“Overheard in the Corridor”: Comparing REIT Capitalization Rates

“Overheard in the Corridor”: Comparing REIT Capitalization Rates

November 10, 2015

CorEnergy’s Capital Return Outperforms Other REITs

  • CORR Capitalization rate is higher than most other REITs even after use of capital to replace value over the lives of our assets1
  • Distributions are based on CORR’s return on, not return of capital

Analysis of assets’ are useful life through in-house and third-party due diligence

  • Pinedale and GIGS have finite terminal value
  • Portland and MoGas have market terminal value
  • Inflation escalators in CORR leases mitigate impact of Fed normalization

Interest rate uptrend would likely come with a higher Consumer Price Index

  • Participating rents provide additional buffer to rising rates

The real estate investment trust (REIT) sector spans across many industries and asset types. Because CorEnergy is one of the few energy and power REITs traded today, many investors question exactly how to assess and analyze our assets. Unlike the properties of many other REITs, such as office buildings and apartment complexes, some of CORR’s assets have finite lives, including the Pinedale LGS and Grand Isle Gathering System (GIGS). CORR uses in-house and third-party due diligence to determine each asset’s useful life and to mitigate the terminal value risk through the structure of rental streams and renewal expectations in our lease to the operator.

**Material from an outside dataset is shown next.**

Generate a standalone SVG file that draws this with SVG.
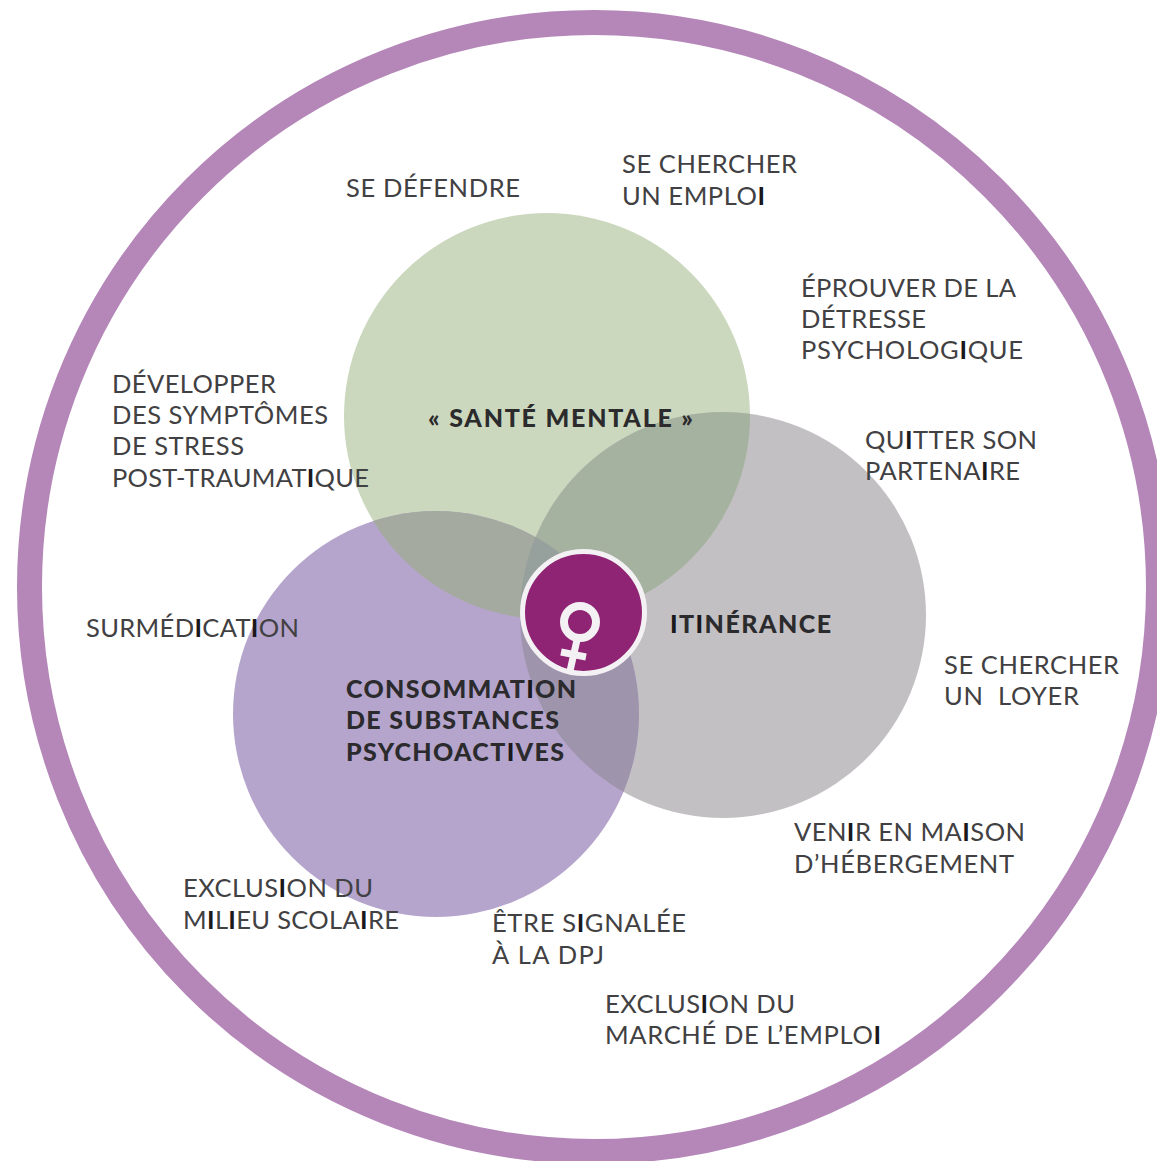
<svg xmlns="http://www.w3.org/2000/svg" width="1157" height="1161" viewBox="0 0 1157 1161">
<style>
text{font-family:Lato,"Open Sans","Liberation Sans",sans-serif;font-size:25.5px;fill:#414042;lengthAdjust:spacing}
.b{font-weight:900;fill:#2b2a2c;font-size:25px}
tspan{fill:#1a181b;font-weight:700}
.b tspan{font-weight:900}
</style>
<defs>
<clipPath id="cg"><circle cx="547" cy="416" r="203"/></clipPath>
<clipPath id="cy"><circle cx="723" cy="615" r="203"/></clipPath>
<clipPath id="cp"><circle cx="436" cy="714" r="203"/></clipPath>
</defs>
<rect width="1157" height="1161" fill="#fff"/>
<circle id="outer" cx="594" cy="587" r="564.5" fill="none" stroke="#b587b9" stroke-width="25"/>
<g id="sante"><circle cx="547" cy="416" r="203" fill="#cbd8bd"/></g>
<g id="itinerance"><circle cx="723" cy="615" r="203" fill="#c2c0c3"/></g>
<g id="consommation"><circle cx="436" cy="714" r="203" fill="#b5a5cc"/></g>
<g id="overlaps">
<circle cx="723" cy="615" r="203" fill="#a6b2a0" clip-path="url(#cg)"/>
<circle cx="436" cy="714" r="203" fill="#9e95ad" clip-path="url(#cy)"/>
<circle cx="436" cy="714" r="203" fill="#a4aa9f" clip-path="url(#cg)"/>
<g clip-path="url(#cg)"><circle cx="723" cy="615" r="203" fill="#96a09c" clip-path="url(#cp)"/></g>
</g>
<g id="center">
<circle cx="583.5" cy="612.5" r="61" fill="#8e2473" stroke="#f4f1f4" stroke-width="5"/>
<circle cx="580" cy="622" r="16" fill="none" stroke="#f4f1f4" stroke-width="8"/>
<path d="M577 640L570 671M561 652L586 657" fill="none" stroke="#f4f1f4" stroke-width="7"/>
</g>
<g id="labels">
<text class="b" x="428" y="427" textLength="265">« SANTÉ MENTALE »</text>
<text class="b" x="670" y="633" textLength="161"><tspan>I</tspan>T<tspan>I</tspan>NÉRANCE</text>
<text class="b" x="346" y="698" textLength="230">CONSOMMAT<tspan>I</tspan>ON</text>
<text class="b" x="346" y="729" textLength="213">DE SUBSTANCES</text>
<text class="b" x="346" y="761" textLength="218">PSYCHOACT<tspan>I</tspan>VES</text>
<text x="346" y="197" textLength="174">SE DÉFENDRE</text>
<text x="622" y="173" textLength="175">SE CHERCHER</text>
<text x="622" y="205" textLength="143">UN EMPLO<tspan>I</tspan></text>
<text x="801" y="297" textLength="215">ÉPROUVER DE LA</text>
<text x="801" y="328" textLength="125">DÉTRESSE</text>
<text x="801" y="359" textLength="222">PSYCHOLOG<tspan>I</tspan>QUE</text>
<text x="112" y="393" textLength="164">DÉVELOPPER</text>
<text x="112" y="424" textLength="216">DES SYMPTÔMES</text>
<text x="112" y="455" textLength="132">DE STRESS</text>
<text x="112" y="487" textLength="257">POST-TRAUMAT<tspan>I</tspan>QUE</text>
<text x="865" y="449" textLength="172">QU<tspan>I</tspan>TTER SON</text>
<text x="865" y="480" textLength="155">PARTENA<tspan>I</tspan>RE</text>
<text x="86" y="637" textLength="213">SURMÉD<tspan>I</tspan>CAT<tspan>I</tspan>ON</text>
<text x="944" y="674" textLength="175">SE CHERCHER</text>
<text x="944" y="705" textLength="135" xml:space="preserve">UN  LOYER</text>
<text x="794" y="841" textLength="231">VEN<tspan>I</tspan>R EN MA<tspan>I</tspan>SON</text>
<text x="794" y="873" textLength="220">D’HÉBERGEMENT</text>
<text x="183" y="897" textLength="190">EXCLUS<tspan>I</tspan>ON DU</text>
<text x="183" y="929" textLength="216">M<tspan>I</tspan>L<tspan>I</tspan>EU SCOLA<tspan>I</tspan>RE</text>
<text x="492" y="932" textLength="194">ÊTRE S<tspan>I</tspan>GNALÉE</text>
<text x="492" y="964" textLength="112">À LA DPJ</text>
<text x="605" y="1013" textLength="190">EXCLUS<tspan>I</tspan>ON DU</text>
<text x="605" y="1044" textLength="276">MARCHÉ DE L’EMPLO<tspan>I</tspan></text>
</g>
</svg>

From the revenue stream of an asset, CORR takes out not only operating expenses, but also the amount necessary to protect its capital over the term of the lease. This leaves funds available for what CORR believes are sustainable dividend payments similar to those other REITs pay. However, even after utilizing capital to replace value, CORR’s capitalization rate is higher than most other REITs. Furthermore, the expectation of the Federal Reserve raising rates remains top of mind for many investors. CORR has additional protections in place to mitigate the impact of Fed normalization on our rate of return. Inflation escalators embedded in lease terms adjust rent levels upward as the Consumer Price Index rises (a likely companion of higher interest rates). Participating rents will also provide an additional buffer.